# Task brief:
Copy each line exactly. Drop every picture.

# Supplied material:
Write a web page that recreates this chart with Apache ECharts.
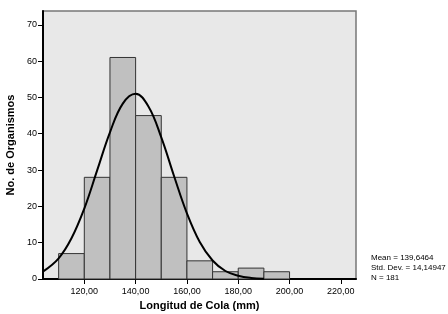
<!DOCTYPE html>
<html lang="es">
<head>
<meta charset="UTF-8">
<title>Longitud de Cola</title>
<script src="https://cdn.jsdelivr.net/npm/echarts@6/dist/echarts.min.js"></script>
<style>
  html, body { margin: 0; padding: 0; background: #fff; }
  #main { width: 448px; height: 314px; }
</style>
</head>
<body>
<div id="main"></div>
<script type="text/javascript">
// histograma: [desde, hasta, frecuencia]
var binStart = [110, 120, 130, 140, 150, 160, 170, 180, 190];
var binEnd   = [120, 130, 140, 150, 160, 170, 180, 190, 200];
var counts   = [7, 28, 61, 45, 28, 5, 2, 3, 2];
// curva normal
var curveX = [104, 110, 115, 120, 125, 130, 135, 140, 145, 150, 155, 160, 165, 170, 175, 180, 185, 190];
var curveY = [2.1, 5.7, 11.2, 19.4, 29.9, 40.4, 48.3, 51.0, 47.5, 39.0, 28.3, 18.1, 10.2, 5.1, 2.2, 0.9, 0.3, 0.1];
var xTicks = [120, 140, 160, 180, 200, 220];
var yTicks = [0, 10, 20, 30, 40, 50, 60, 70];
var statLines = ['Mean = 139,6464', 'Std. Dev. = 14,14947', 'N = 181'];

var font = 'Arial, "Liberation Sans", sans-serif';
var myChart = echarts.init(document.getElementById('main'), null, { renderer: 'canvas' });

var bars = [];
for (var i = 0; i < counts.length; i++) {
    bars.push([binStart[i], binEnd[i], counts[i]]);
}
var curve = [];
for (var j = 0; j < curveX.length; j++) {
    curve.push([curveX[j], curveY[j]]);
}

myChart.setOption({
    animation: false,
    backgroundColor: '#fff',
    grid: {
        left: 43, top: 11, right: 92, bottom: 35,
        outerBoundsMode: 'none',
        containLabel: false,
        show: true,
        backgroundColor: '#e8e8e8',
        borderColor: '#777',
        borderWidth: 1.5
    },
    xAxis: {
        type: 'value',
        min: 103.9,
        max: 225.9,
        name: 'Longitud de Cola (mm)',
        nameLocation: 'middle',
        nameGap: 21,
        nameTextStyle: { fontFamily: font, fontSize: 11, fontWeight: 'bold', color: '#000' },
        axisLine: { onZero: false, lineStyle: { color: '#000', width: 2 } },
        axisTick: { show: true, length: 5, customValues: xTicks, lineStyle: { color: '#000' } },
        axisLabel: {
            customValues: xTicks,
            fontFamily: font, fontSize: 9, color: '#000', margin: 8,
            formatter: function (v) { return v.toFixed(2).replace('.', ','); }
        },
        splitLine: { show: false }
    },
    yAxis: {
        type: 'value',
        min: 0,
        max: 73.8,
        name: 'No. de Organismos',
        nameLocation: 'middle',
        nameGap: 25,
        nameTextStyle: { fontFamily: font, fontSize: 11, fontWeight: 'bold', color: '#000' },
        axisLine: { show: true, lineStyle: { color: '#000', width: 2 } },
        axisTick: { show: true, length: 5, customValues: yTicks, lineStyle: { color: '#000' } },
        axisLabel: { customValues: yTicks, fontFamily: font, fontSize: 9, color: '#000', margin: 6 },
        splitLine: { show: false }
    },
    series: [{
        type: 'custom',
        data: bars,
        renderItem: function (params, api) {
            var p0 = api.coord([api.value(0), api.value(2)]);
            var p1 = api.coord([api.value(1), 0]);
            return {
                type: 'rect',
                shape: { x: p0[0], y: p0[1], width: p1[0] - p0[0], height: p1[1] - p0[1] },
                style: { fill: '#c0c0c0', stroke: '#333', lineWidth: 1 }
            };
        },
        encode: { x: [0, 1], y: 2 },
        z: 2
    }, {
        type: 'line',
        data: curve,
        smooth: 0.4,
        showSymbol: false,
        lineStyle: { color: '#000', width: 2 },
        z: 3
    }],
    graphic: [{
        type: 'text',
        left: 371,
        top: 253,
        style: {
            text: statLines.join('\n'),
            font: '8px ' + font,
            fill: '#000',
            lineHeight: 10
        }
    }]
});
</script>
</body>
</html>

# Final answer:
Write a web page that recreates this chart with Apache ECharts.
<!DOCTYPE html>
<html lang="es">
<head>
<meta charset="UTF-8">
<title>Longitud de Cola</title>
<script src="https://cdn.jsdelivr.net/npm/echarts@6/dist/echarts.min.js"></script>
<style>
  html, body { margin: 0; padding: 0; background: #fff; }
  #main { width: 448px; height: 314px; }
</style>
</head>
<body>
<div id="main"></div>
<script type="text/javascript">
// histograma: [desde, hasta, frecuencia]
var binStart = [110, 120, 130, 140, 150, 160, 170, 180, 190];
var binEnd   = [120, 130, 140, 150, 160, 170, 180, 190, 200];
var counts   = [7, 28, 61, 45, 28, 5, 2, 3, 2];
// curva normal
var curveX = [104, 110, 115, 120, 125, 130, 135, 140, 145, 150, 155, 160, 165, 170, 175, 180, 185, 190];
var curveY = [2.1, 5.7, 11.2, 19.4, 29.9, 40.4, 48.3, 51.0, 47.5, 39.0, 28.3, 18.1, 10.2, 5.1, 2.2, 0.9, 0.3, 0.1];
var xTicks = [120, 140, 160, 180, 200, 220];
var yTicks = [0, 10, 20, 30, 40, 50, 60, 70];
var statLines = ['Mean = 139,6464', 'Std. Dev. = 14,14947', 'N = 181'];

var font = 'Arial, "Liberation Sans", sans-serif';
var myChart = echarts.init(document.getElementById('main'), null, { renderer: 'canvas' });

var bars = [];
for (var i = 0; i < counts.length; i++) {
    bars.push([binStart[i], binEnd[i], counts[i]]);
}
var curve = [];
for (var j = 0; j < curveX.length; j++) {
    curve.push([curveX[j], curveY[j]]);
}

myChart.setOption({
    animation: false,
    backgroundColor: '#fff',
    grid: {
        left: 43, top: 11, right: 92, bottom: 35,
        outerBoundsMode: 'none',
        containLabel: false,
        show: true,
        backgroundColor: '#e8e8e8',
        borderColor: '#777',
        borderWidth: 1.5
    },
    xAxis: {
        type: 'value',
        min: 103.9,
        max: 225.9,
        name: 'Longitud de Cola (mm)',
        nameLocation: 'middle',
        nameGap: 21,
        nameTextStyle: { fontFamily: font, fontSize: 11, fontWeight: 'bold', color: '#000' },
        axisLine: { onZero: false, lineStyle: { color: '#000', width: 2 } },
        axisTick: { show: true, length: 5, customValues: xTicks, lineStyle: { color: '#000' } },
        axisLabel: {
            customValues: xTicks,
            fontFamily: font, fontSize: 9, color: '#000', margin: 8,
            formatter: function (v) { return v.toFixed(2).replace('.', ','); }
        },
        splitLine: { show: false }
    },
    yAxis: {
        type: 'value',
        min: 0,
        max: 73.8,
        name: 'No. de Organismos',
        nameLocation: 'middle',
        nameGap: 25,
        nameTextStyle: { fontFamily: font, fontSize: 11, fontWeight: 'bold', color: '#000' },
        axisLine: { show: true, lineStyle: { color: '#000', width: 2 } },
        axisTick: { show: true, length: 5, customValues: yTicks, lineStyle: { color: '#000' } },
        axisLabel: { customValues: yTicks, fontFamily: font, fontSize: 9, color: '#000', margin: 6 },
        splitLine: { show: false }
    },
    series: [{
        type: 'custom',
        data: bars,
        renderItem: function (params, api) {
            var p0 = api.coord([api.value(0), api.value(2)]);
            var p1 = api.coord([api.value(1), 0]);
            return {
                type: 'rect',
                shape: { x: p0[0], y: p0[1], width: p1[0] - p0[0], height: p1[1] - p0[1] },
                style: { fill: '#c0c0c0', stroke: '#333', lineWidth: 1 }
            };
        },
        encode: { x: [0, 1], y: 2 },
        z: 2
    }, {
        type: 'line',
        data: curve,
        smooth: 0.4,
        showSymbol: false,
        lineStyle: { color: '#000', width: 2 },
        z: 3
    }],
    graphic: [{
        type: 'text',
        left: 371,
        top: 253,
        style: {
            text: statLines.join('\n'),
            font: '8px ' + font,
            fill: '#000',
            lineHeight: 10
        }
    }]
});
</script>
</body>
</html>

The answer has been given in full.